If your teenaged son or daughter has a friend with an eating disorder, your child may be suffering a range of difficult emotions.
Sensitive girls who like to nurture others are most likely to end up in friendships where they feel they must support their sick friends at all costs - even sacrificing their own wellbeing.
Marie Campion, director of the Marino Therapy Centre, says that the friend of the eating distress sufferer could be more in danger than the person with the condition, because the person with the eating disorder has numbed her feelings and her family are probably doing their utmost to help her.
"The friend may actually be the one feeling the most pain. If a person with an eating disorder is allowed to put her negativity on to her friend, then you have two victims."
Eating disorders start with a hypersensitive child or teenager who takes on other people's problems and feels the weight of the world upon his or her shoulders. These sensitive teens need their parents to spend a lot of time listening carefully and talking about feelings. Parents need to take their time and sensitively monitor the situation. This isn't a problem that's going to be solved overnight, Campion advises.
Spend a lot of time talking. It's best to do this not at the kitchen table, but outside the home, while going out for a coffee or taking a walk because a different environment helps the child to think about problems from a fresh perspective, Campion also suggests.
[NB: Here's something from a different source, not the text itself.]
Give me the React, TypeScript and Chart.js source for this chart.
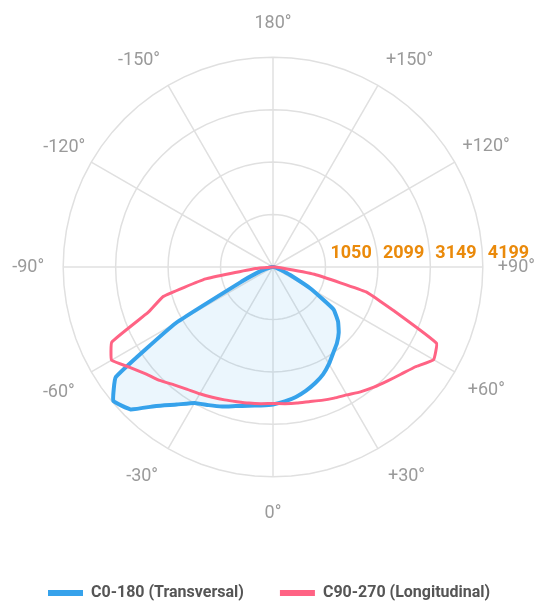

The child - not the parent - needs to decide whether to continue a friendship with a person afflicted by eating distress. Ask your child, do you really like your friend as a person? Is she a good friend to you? If the child wants to be a friend, you need to explain to your own child that the friend has a mental illness.
If your child genuinely likes the friend deep inside the eating disorder, then the child needs to tell the friend this. It can be of enormous help to the sufferer of eating distress to hear a friend say: "I really like you for who you are and I don't care how much you weigh." Teenagers listen to each other more than to their parents. For a friend to say: "I care about you, but your eating distress is really getting me down so I think we need to take a break for a while," can be a turning point for the eating distress victim.
But, most importantly, how to handle the friendship must be the child's decision.